Sam Mendes launches fund for theatre workers hit by Covid-19 crisis

Netflix makes initial £500,000 donation to the Theatre Artists Fund, designed to help workers ‘at breaking point’

The film and theatre director Sam Mendes has established an emergency fund for those theatre practitioners who have found themselves at “breaking point” after receiving no government support since the coronavirus crisis began to devastate their industry in mid-March. While the government’s announcement on Sunday of its £1.57bn rescue package focuses on protecting organisations and institutions, many of who rely on a huge freelance workforce, the fund launched by Mendes is designed to specifically assist those individual arts workers who are most in need – and to do as speedily as possible.

The Theatre Artists Fund promises quick access to one-off grants of £1,000 per applicant. “We have created a fund to which the most vulnerable freelance theatre practitioners can now apply,” said Mendes. “It is specifically designed for theatre workers who find themselves at breaking point, for those unable to put food on the table or to pay bills, or for those considering leaving the profession altogether.” The fund, said Mendes, “is not for buildings, or regular staff, but for freelance artists who actually make the shows that the public pay to see.”

It has been set up with an initial £500,000 donation from Netflix after Mendes called last month for the company to “use a fraction of their Covid-19 windfall” to support the performing arts. In an article for the Financial Times in June, Mendes warned of streaming services making “lockdown millions” while the theatre industry that nurtured today’s screen talent has been brought to its knees.

Company by Stephen Sondheim at the Donmar Warehouse
Company by Stephen Sondheim at the Donmar Warehouse, directed by Sam Mendes in 1995 during his run as artistic director. Photograph: Tristram Kenton/The Guardian

Mendes, who ran London’s Donmar Warehouse from 1992 to 2002 and directed theatre before beginning his Hollywood career with American Beauty (1999), has now praised Netflix’s “generosity and leadership”. He is calling on other companies, industry figures and charitable trusts to contribute to the fund. Thousands of theatre professionals in the UK are struggling, he said.

At the weekend, Equity’s general secretary, Christine Payne, warned that talent from across the creative industries would be forced out after such a period of financial strain and that “the first to leave the sector will be our BAME, female, disabled and working-class talent, worsening the diversity of the sector”. The Theatre Artists Fund’s guidelines similarly acknowledge that “those from underrepresented groups might have been disproportionately affected by the crisis”.
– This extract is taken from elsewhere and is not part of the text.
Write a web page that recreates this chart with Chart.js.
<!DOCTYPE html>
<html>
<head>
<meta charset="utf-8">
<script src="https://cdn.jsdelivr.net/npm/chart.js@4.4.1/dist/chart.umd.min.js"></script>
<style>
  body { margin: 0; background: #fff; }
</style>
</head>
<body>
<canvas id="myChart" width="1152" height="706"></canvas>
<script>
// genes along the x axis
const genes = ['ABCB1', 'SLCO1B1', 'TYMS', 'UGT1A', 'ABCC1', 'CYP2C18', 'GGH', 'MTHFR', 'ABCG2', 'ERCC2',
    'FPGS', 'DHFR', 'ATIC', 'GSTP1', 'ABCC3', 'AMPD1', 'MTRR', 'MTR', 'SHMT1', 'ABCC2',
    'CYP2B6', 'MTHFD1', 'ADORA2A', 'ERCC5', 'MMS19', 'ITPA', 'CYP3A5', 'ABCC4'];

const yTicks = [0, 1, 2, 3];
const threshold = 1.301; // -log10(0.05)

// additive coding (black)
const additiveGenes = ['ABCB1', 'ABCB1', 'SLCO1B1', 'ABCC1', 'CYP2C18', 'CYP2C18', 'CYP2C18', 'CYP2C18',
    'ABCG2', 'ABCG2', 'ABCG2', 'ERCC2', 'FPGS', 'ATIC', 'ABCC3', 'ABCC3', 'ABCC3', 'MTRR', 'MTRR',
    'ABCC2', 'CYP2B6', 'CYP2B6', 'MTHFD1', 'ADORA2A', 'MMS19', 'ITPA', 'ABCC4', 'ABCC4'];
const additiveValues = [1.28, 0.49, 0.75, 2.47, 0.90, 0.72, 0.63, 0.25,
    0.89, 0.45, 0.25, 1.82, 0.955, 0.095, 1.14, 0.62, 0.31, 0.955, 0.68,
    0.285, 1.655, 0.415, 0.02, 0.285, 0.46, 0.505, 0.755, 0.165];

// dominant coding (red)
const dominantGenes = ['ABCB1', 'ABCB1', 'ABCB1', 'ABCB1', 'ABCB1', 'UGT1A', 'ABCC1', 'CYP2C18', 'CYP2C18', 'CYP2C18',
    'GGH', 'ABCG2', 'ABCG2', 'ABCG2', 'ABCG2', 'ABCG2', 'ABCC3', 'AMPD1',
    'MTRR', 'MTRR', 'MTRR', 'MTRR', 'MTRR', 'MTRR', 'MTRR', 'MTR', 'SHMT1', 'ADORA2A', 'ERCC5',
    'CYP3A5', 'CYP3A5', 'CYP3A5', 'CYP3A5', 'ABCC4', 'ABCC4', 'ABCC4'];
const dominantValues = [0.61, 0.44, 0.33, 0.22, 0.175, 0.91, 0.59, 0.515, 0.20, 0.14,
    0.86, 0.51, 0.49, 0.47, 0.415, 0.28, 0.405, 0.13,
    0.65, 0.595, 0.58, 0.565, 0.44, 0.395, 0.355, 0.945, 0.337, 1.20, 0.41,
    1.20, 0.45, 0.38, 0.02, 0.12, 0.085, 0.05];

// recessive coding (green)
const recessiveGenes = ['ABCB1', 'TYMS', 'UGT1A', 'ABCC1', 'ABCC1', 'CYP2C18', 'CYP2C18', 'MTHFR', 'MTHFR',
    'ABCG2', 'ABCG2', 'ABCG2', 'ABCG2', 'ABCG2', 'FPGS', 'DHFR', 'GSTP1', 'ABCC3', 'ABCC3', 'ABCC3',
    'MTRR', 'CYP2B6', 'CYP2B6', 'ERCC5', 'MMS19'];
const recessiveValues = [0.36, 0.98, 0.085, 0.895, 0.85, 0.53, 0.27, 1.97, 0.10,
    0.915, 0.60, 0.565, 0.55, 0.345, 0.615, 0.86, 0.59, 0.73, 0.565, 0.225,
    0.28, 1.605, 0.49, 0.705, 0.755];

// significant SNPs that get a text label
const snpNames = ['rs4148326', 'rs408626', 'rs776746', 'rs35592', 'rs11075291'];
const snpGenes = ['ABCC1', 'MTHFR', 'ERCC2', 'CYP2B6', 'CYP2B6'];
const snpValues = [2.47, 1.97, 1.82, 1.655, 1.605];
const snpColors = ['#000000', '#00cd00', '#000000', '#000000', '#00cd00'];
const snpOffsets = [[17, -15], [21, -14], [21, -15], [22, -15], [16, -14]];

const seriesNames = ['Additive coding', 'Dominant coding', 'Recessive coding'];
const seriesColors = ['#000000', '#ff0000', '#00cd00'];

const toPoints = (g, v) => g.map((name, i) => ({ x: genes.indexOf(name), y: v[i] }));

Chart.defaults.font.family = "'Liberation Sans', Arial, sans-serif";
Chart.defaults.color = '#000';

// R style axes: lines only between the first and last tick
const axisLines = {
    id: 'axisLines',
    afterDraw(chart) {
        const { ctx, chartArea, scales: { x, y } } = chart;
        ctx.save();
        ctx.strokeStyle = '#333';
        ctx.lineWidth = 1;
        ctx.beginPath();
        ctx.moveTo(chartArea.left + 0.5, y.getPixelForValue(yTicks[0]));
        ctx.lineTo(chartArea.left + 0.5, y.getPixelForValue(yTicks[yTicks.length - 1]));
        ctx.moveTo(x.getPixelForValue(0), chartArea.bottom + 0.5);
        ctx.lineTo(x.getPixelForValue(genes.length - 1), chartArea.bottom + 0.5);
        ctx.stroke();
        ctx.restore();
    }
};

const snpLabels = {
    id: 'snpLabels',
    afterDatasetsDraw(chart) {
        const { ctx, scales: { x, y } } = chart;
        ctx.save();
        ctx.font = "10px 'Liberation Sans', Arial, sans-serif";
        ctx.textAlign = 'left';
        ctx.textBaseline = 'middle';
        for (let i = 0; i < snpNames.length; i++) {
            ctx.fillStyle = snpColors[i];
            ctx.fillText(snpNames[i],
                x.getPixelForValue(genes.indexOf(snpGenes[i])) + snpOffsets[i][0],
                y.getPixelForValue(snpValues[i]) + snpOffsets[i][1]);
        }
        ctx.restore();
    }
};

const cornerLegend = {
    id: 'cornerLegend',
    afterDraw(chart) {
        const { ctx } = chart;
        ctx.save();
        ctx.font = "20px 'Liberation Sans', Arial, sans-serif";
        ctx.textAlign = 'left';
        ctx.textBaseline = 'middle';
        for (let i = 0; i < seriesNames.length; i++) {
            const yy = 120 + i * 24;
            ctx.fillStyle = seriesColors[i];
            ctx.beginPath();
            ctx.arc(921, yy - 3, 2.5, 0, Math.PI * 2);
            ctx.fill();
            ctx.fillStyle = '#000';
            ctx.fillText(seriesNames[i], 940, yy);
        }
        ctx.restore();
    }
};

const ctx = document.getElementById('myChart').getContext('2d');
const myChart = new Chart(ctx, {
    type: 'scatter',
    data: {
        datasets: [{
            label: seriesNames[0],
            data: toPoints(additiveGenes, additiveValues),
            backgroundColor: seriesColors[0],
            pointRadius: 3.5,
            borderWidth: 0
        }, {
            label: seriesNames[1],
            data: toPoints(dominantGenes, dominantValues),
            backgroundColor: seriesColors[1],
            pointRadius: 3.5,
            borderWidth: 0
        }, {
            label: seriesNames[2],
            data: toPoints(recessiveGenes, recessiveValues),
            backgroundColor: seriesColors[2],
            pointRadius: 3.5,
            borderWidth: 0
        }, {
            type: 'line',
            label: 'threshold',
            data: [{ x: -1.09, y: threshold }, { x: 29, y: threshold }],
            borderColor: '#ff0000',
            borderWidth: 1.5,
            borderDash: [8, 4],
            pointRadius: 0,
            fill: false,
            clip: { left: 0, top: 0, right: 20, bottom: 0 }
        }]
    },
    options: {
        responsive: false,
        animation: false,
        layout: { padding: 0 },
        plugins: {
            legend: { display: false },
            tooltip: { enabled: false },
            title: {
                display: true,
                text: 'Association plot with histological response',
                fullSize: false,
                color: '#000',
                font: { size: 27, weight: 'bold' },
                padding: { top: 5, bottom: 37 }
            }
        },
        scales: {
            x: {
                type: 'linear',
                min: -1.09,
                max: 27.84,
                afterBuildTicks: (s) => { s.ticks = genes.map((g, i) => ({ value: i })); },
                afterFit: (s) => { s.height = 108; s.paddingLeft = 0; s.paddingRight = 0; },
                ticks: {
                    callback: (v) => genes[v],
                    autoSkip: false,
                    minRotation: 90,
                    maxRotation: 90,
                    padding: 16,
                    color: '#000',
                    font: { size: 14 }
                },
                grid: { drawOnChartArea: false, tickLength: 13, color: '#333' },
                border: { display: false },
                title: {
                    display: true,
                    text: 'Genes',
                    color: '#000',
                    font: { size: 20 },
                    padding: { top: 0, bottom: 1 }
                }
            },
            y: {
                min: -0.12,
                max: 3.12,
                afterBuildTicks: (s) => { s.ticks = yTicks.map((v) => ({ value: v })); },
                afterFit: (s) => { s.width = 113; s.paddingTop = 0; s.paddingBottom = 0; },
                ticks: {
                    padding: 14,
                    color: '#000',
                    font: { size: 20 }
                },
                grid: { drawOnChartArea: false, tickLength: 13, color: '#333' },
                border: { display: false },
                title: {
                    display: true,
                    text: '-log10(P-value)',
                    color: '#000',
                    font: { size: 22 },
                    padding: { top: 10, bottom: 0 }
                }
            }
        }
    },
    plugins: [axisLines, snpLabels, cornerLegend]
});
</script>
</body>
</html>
Many freelancers in the arts have fallen between the cracks in the self-employment income support scheme (SEISS) during the shutdown. The Theatre Artists Fund is designed to support those who have not been furloughed by employers, not received SEISS and have been unable to work since theatres closed in mid-March due to Covid-19. To be eligible for the fund, applicants must have worked in theatre between 1 January 2019 and 31 March 2020 and must prove they have limited savings. Applications for the first round of the fund open from noon on 6 July and remain open for one week; applicants should know the outcome by 27 July. A range of professions are eligible, from producers and prop makers to choreographers and comedians.
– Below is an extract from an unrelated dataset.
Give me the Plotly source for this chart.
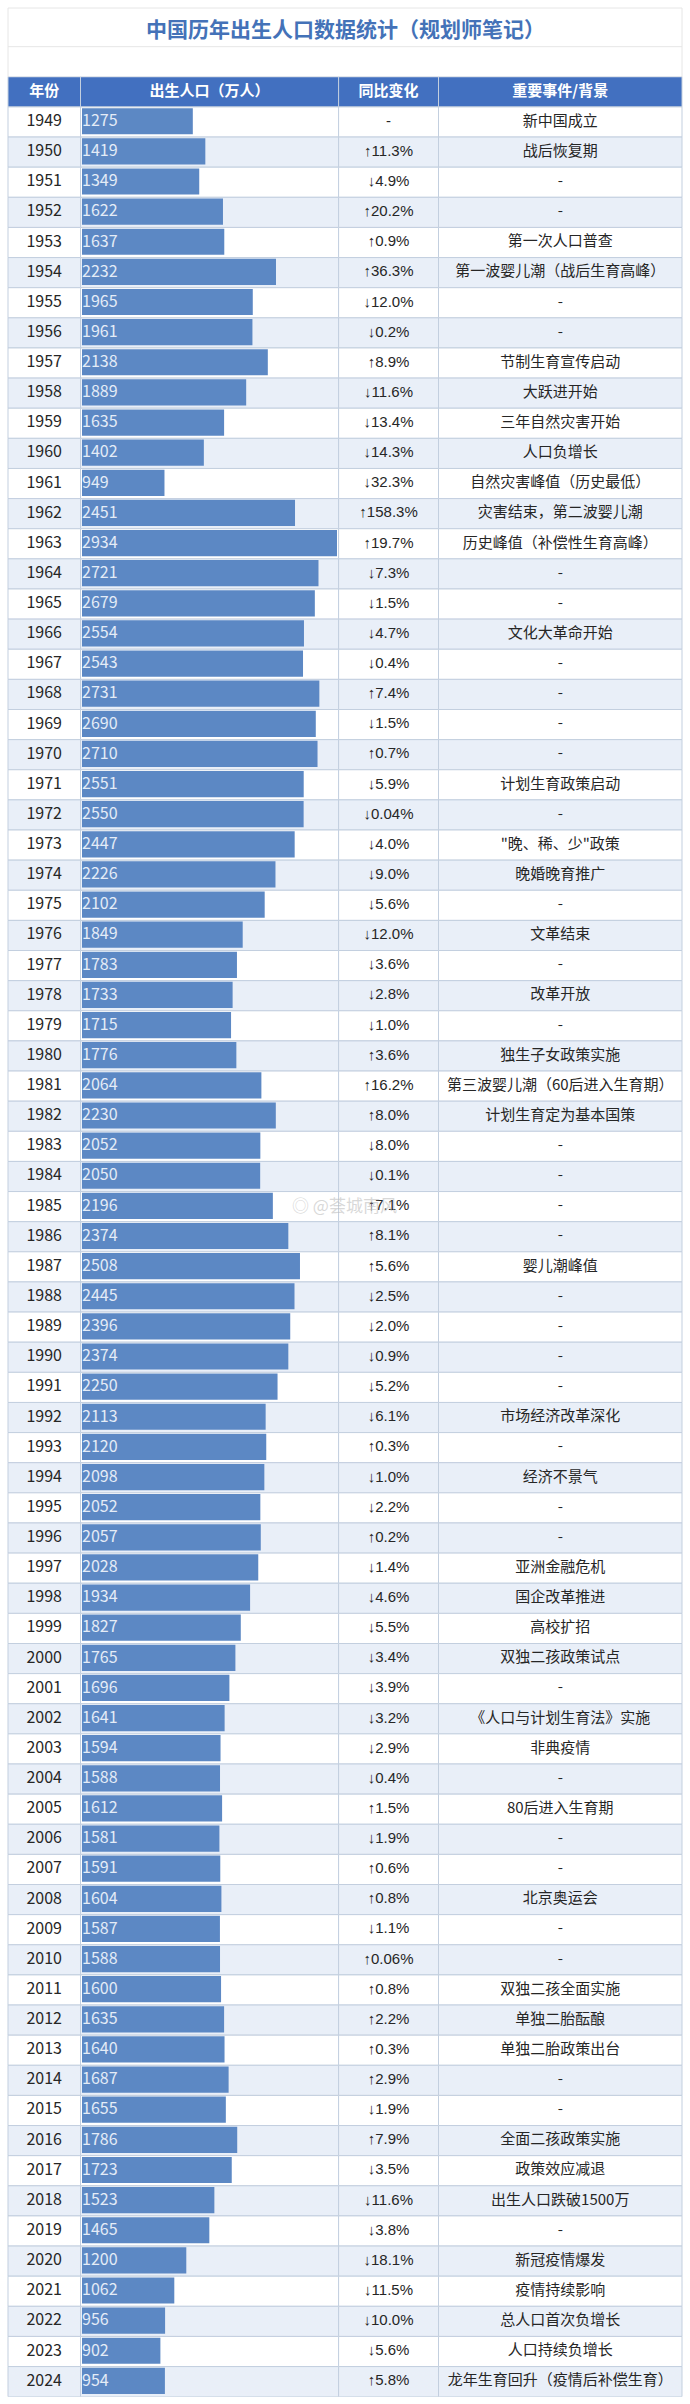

Alice Birch, who co-adapted Normal People for TV, has an acclaimed stage career.
Alice Birch, who co-adapted Normal People for TV, has an acclaimed stage career. Photograph: Graham Turner/The Guardian

The Theatre Artists Fund has been set up with The Society of London Theatre and UK Theatre whose CEO, Julian Bird, called on companies and individuals “who have thrived in the sector and those who can’t imagine a future without theatre” to help sustain the fund. Anne Mensah, the vice-president of original series at Netflix, said that British theatre is a vital cultural force and she acknowledged how much talent emerges on stage. “We are deeply concerned by the challenges our friends in the theatre now face, especially in the regions, and the likely consequences for the diverse voices and stories at the heart of our culture.”
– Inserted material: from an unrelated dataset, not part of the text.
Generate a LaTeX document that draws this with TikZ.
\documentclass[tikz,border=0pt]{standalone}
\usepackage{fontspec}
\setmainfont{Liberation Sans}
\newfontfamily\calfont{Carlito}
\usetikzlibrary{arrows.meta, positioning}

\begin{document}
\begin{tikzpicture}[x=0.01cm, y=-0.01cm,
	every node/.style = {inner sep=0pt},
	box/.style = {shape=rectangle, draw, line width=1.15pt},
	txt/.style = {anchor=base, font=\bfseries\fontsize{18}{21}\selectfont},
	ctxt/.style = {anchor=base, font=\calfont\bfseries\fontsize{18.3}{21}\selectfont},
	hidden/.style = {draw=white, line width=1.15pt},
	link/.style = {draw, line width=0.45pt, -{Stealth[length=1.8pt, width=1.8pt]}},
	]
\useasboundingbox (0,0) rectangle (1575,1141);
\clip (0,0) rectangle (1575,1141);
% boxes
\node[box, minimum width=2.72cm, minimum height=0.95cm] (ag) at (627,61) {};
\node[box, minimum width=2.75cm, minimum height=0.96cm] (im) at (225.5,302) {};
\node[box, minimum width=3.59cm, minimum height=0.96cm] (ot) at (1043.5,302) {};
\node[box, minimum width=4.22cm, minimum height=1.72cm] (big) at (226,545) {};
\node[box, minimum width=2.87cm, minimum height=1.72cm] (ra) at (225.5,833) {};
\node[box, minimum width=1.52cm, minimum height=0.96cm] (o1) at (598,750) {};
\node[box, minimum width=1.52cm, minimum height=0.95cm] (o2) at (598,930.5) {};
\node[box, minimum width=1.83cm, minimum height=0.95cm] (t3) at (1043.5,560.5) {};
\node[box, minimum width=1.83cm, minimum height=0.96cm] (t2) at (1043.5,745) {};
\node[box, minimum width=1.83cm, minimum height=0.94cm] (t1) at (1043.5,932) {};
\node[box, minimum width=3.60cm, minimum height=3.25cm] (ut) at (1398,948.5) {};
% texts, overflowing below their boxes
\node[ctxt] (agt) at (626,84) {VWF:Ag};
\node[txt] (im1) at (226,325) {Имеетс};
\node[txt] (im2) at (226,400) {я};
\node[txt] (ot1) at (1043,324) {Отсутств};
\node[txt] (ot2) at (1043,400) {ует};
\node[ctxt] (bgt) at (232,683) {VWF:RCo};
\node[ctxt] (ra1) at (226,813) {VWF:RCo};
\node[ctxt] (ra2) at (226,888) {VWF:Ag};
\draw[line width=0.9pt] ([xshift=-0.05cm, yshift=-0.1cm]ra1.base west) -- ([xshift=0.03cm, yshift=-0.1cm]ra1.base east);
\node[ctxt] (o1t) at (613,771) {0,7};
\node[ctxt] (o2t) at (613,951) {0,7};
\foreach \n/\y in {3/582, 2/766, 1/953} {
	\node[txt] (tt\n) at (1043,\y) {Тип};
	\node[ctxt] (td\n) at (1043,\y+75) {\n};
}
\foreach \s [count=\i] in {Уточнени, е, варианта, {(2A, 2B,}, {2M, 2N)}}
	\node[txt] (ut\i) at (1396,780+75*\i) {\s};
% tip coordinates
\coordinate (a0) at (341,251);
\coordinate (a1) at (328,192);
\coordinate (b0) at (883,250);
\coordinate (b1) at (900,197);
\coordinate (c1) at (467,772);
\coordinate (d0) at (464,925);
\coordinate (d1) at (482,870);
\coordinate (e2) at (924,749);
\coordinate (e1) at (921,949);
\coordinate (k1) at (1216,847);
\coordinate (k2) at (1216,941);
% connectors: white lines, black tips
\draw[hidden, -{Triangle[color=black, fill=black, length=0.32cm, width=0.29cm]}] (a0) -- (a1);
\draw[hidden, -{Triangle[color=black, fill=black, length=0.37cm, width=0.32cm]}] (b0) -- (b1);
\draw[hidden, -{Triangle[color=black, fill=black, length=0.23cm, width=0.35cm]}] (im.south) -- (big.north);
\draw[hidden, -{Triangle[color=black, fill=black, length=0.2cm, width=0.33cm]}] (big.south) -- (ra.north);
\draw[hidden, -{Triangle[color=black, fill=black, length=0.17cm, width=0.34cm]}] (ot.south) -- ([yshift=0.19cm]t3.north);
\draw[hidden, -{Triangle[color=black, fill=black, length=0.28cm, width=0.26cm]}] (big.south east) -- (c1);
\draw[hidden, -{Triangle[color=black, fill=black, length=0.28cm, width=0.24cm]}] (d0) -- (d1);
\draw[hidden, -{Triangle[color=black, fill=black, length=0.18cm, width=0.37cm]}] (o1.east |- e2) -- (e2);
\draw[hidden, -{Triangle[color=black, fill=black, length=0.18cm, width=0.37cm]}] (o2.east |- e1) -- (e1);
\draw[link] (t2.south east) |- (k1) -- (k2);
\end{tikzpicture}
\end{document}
A huge number of the talents behind the TV hits of the lockdown period cut their teeth in theatre before working for the screen, including I May Destroy You’s creator Michaela Coel; the writer James Graham, whose ITV series Quiz was based on his own play about the Who Wants to Be a Millionaire scandal; and the writer Alice Birch, who co-adapted Sally Rooney’s novel Normal People for the BBC. In an article for the Guardian, the comedian Romesh Ranganathan wrote that the live comedy industry faced significant damage, that the most financially vulnerable comedians would leave the circuit altogether, and that it is worth remembering that “almost every comic performer you see on TV cut their teeth in the live arena, working the clubs and performing in theatres”.

Mendes’s Financial Times article in June was widely hailed for its practical propositions to steer theatre through the period of shutdown. As well as calling on streaming services to step up and support theatre, he proposed an increase in the rate for theatre’s tax-relief scheme, from 20% to 50%, and invited the government to become a “theatrical angel” akin to the private individuals who invest in productions and share in the profits of successful shows. “This is not a request for a handout, or for long-term life support,” he wrote, but rather an offer for the government “to become partners in a successful business”.